Entries provided:

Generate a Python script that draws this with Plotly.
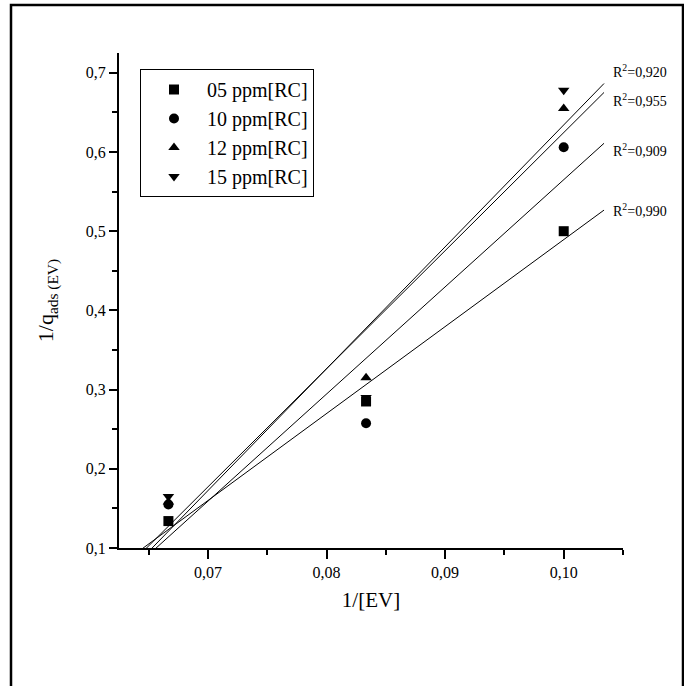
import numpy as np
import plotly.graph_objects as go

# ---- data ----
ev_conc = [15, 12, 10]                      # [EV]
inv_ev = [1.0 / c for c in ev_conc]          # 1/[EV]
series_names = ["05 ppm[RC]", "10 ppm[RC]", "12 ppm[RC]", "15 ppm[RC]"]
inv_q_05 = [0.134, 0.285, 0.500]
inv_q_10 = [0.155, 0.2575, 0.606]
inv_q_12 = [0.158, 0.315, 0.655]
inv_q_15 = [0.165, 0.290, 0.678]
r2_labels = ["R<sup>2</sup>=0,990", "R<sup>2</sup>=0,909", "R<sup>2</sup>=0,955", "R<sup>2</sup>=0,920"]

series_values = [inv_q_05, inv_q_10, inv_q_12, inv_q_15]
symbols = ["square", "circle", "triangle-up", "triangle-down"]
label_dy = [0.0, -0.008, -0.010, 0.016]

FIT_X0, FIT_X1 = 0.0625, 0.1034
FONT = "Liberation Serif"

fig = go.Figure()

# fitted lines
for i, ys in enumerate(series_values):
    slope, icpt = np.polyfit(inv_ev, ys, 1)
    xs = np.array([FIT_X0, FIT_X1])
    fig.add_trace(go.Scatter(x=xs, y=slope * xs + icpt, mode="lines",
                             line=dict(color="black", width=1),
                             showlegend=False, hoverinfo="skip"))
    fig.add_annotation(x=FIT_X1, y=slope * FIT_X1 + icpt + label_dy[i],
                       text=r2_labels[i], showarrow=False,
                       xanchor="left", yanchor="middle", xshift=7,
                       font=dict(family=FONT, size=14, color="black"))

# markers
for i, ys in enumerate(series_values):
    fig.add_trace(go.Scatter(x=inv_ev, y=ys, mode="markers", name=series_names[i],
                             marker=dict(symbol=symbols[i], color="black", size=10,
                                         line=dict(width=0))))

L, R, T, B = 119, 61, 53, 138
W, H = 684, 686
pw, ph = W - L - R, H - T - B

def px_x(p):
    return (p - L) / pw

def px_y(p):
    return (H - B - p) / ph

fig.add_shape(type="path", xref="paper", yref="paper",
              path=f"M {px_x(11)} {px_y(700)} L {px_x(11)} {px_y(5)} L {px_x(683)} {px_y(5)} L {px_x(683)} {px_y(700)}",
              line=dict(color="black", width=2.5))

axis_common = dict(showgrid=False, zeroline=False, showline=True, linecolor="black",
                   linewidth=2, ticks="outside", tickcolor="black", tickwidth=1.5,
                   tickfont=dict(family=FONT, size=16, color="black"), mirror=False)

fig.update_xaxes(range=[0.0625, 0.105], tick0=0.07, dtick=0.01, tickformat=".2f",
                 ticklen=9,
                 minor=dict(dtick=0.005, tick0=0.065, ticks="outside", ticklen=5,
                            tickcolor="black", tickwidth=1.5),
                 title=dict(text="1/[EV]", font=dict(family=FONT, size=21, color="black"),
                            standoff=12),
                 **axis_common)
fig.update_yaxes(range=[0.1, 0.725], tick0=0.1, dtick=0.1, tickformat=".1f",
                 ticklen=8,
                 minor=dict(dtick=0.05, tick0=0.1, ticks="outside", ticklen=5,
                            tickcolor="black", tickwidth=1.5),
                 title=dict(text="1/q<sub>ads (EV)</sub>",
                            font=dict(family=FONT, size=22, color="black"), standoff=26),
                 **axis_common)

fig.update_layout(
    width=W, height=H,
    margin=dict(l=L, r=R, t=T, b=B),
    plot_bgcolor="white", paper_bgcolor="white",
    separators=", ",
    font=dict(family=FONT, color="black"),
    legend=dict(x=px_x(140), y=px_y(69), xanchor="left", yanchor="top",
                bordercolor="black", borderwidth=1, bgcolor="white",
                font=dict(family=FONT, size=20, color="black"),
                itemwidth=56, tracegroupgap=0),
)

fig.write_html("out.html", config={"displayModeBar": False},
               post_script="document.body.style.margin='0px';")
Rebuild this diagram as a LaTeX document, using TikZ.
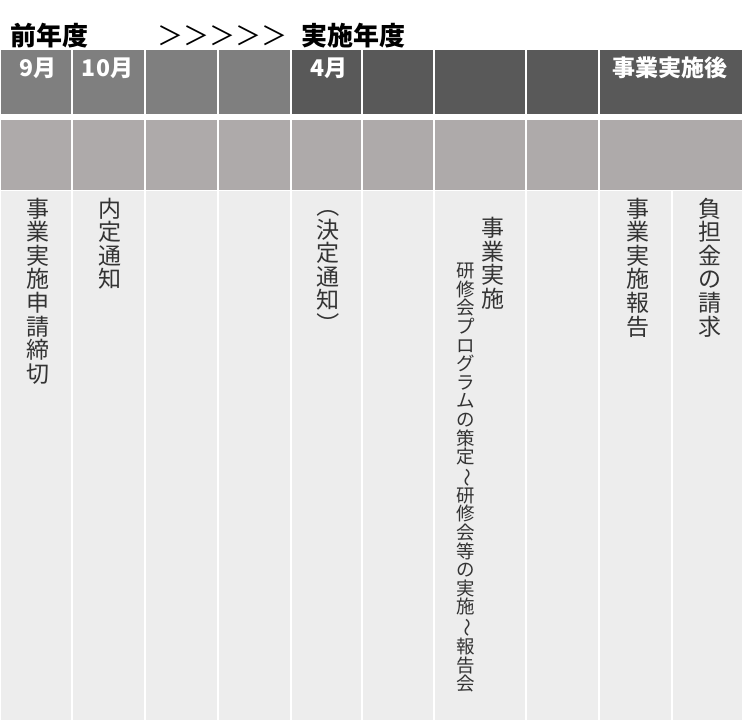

Directions: Take the records above from their first line through the line with "return (H - B - p) / ph" and set those lines down word for word, minus the pictures.

Output of the exercise:
Generate a Python script that draws this with Plotly.
import numpy as np
import plotly.graph_objects as go

# ---- data ----
ev_conc = [15, 12, 10]                      # [EV]
inv_ev = [1.0 / c for c in ev_conc]          # 1/[EV]
series_names = ["05 ppm[RC]", "10 ppm[RC]", "12 ppm[RC]", "15 ppm[RC]"]
inv_q_05 = [0.134, 0.285, 0.500]
inv_q_10 = [0.155, 0.2575, 0.606]
inv_q_12 = [0.158, 0.315, 0.655]
inv_q_15 = [0.165, 0.290, 0.678]
r2_labels = ["R<sup>2</sup>=0,990", "R<sup>2</sup>=0,909", "R<sup>2</sup>=0,955", "R<sup>2</sup>=0,920"]

series_values = [inv_q_05, inv_q_10, inv_q_12, inv_q_15]
symbols = ["square", "circle", "triangle-up", "triangle-down"]
label_dy = [0.0, -0.008, -0.010, 0.016]

FIT_X0, FIT_X1 = 0.0625, 0.1034
FONT = "Liberation Serif"

fig = go.Figure()

# fitted lines
for i, ys in enumerate(series_values):
    slope, icpt = np.polyfit(inv_ev, ys, 1)
    xs = np.array([FIT_X0, FIT_X1])
    fig.add_trace(go.Scatter(x=xs, y=slope * xs + icpt, mode="lines",
                             line=dict(color="black", width=1),
                             showlegend=False, hoverinfo="skip"))
    fig.add_annotation(x=FIT_X1, y=slope * FIT_X1 + icpt + label_dy[i],
                       text=r2_labels[i], showarrow=False,
                       xanchor="left", yanchor="middle", xshift=7,
                       font=dict(family=FONT, size=14, color="black"))

# markers
for i, ys in enumerate(series_values):
    fig.add_trace(go.Scatter(x=inv_ev, y=ys, mode="markers", name=series_names[i],
                             marker=dict(symbol=symbols[i], color="black", size=10,
                                         line=dict(width=0))))

L, R, T, B = 119, 61, 53, 138
W, H = 684, 686
pw, ph = W - L - R, H - T - B

def px_x(p):
    return (p - L) / pw

def px_y(p):
    return (H - B - p) / ph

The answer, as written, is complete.